Aangan () is a Pakistani period drama series based on the award-winning novel of the same name by Khadija Mastoor and originally broadcast on Hum TV. Apart from initial few episodes, the story which is set in British India is told as a narration by Aaliya who is an ambitious girl and witnesses the stories of relations affected at the time of partition of the Indian Subcontinent, presenting the trials and tribulations as her own family was divided. Sajal Aly's performances received widespread critical acclaim and is regarded as one of her and industry's best . 

The serial was created and produced by Momina Duraid under banner MD Productions and was directed by Mohammed Ehteshamuddin. Based on Mastoor's novel, the screenplay was written by Mustafa Afridi. The serial stars Mawra Hocane as Aaliya, Ahsan Khan as Subhan and Safdar (dual role), Sonya Hussyn as Salma, Sajal Aly as Chammi, Ahad Raza Mir as Jameel, Hira Mani as Tehmina and Rabia Butt as Kusum.

Aangan was highly anticipated with a huge star cast and a high production budget. It mostly received positive reviews from the critics and praise for cinematography, visuals and performances.

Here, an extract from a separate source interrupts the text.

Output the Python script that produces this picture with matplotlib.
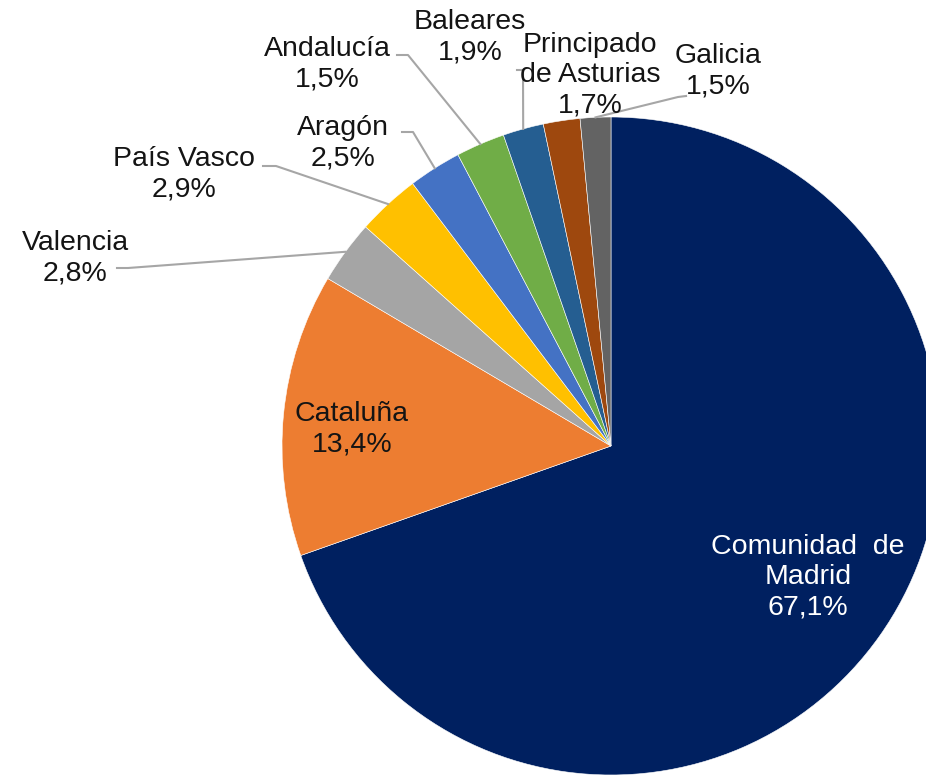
import numpy as np
import matplotlib
matplotlib.use("Agg")
import matplotlib.pyplot as plt

plt.rcParams['font.family'] = ['Liberation Sans', 'DejaVu Sans']

# ---- data ----
regions = ["Comunidad de Madrid", "Cataluña", "Valencia", "País Vasco", "Aragón",
           "Andalucía", "Baleares", "Principado de Asturias", "Galicia"]
# slice sizes as they appear in the picture (share of the circle, %)
slice_shares = [69.6, 13.9, 3.1, 3.1, 2.6, 2.4, 2.0, 1.8, 1.5]
# percentages printed on the labels
label_pct = ["67,1%", "13,4%", "2,8%", "2,9%", "2,5%", "1,5%", "1,9%", "1,7%", "1,5%"]
label_names = ["Comunidad  de\nMadrid", "Cataluña", "Valencia", "País Vasco", "Aragón",
               "Andalucía", "Baleares", "Principado\nde Asturias", "Galicia"]
colors = ["#002060", "#ED7D31", "#A5A5A5", "#FFC000", "#4472C4",
          "#70AD47", "#255E91", "#9E480E", "#636363"]

W, H = 926, 779
fig = plt.figure(figsize=(W / 100, H / 100), dpi=100)
ax = fig.add_axes([0, 0, 1, 1])

def P(x, y):
    return (x, H - y)

cx, cy = P(611, 446)
R = 329
wedges, _ = ax.pie(slice_shares, colors=colors, startangle=90, counterclock=False,
                   center=(cx, cy), radius=R, frame=True,
                   wedgeprops=dict(edgecolor='white', linewidth=0.4))
ax.set_xlim(0, W)
ax.set_ylim(0, H)
ax.set_aspect('equal')
ax.axis('off')

# label positions (pixel space, text block centers)
label_pos = [(808, 577), (352, 429), (75, 258), (184, 174), (343, 143),
             (327, 64), (470, 37), (590, 75), (718, 71)]
# leader lines: (start, kink) in pixel space, None = no leader
leaders = [None, None, ((117, 268), (128, 268)), ((263, 166), (276, 166)),
           ((402, 132), (413, 132)), ((397, 55), (408, 55)),
           ((517, 70), (523, 70)), None, ((686, 96), (678, 97))]

for i, w in enumerate(wedges):
    txt = label_names[i] + "\n" + label_pct[i]
    col = 'white' if i == 0 else '#141414'
    ax.text(*P(*label_pos[i]), txt, ha='center', va='center', fontsize=20.5,
            color=col, linespacing=1.2, zorder=5)
    ld = leaders[i]
    if ld is not None:
        mid = np.deg2rad((w.theta1 + w.theta2) / 2)
        ex, ey = cx + R * np.cos(mid), cy + R * np.sin(mid)
        (sx, sy), (kx, ky) = P(*ld[0]), P(*ld[1])
        ax.plot([sx, kx, ex], [sy, ky, ey], color='#A6A6A6', lw=1.5, zorder=4,
                solid_joinstyle='round')

fig.savefig("out.png", dpi=100)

It received multiple nomination at the 19th Lux Style Awards including Best Play, Best Actress for Aly and Best Director for Ehteshamuddin.

Plot
"The story is set in partition India. Khameera Illahi is a strict and serious matriarch of the haveli, having three sons and two daughters. Muzaffar, her husband, an unprincipled man who doesn't care for his family gets his son from another woman, Israr to the haveli. Although Khameera lets him stay in the haveli, Israr is never accepted in the family. Soniya, the young and beautiful daughter of Khameera, falls in love with a poor man Subhan. When her family opposes the affair, she runs away with Subhan. She dies after a few days due to TB leaving Subhan and her infant son Safder behind. Subhan leaves his son and goes away. Muzaffar dies and Mazhar takes responsibility of both Safder and his sister Nazma, when his wife opposes the arrangement, Nazma is sent to a boarding school to complete her education. Mazher and his family keep shifting because of his job.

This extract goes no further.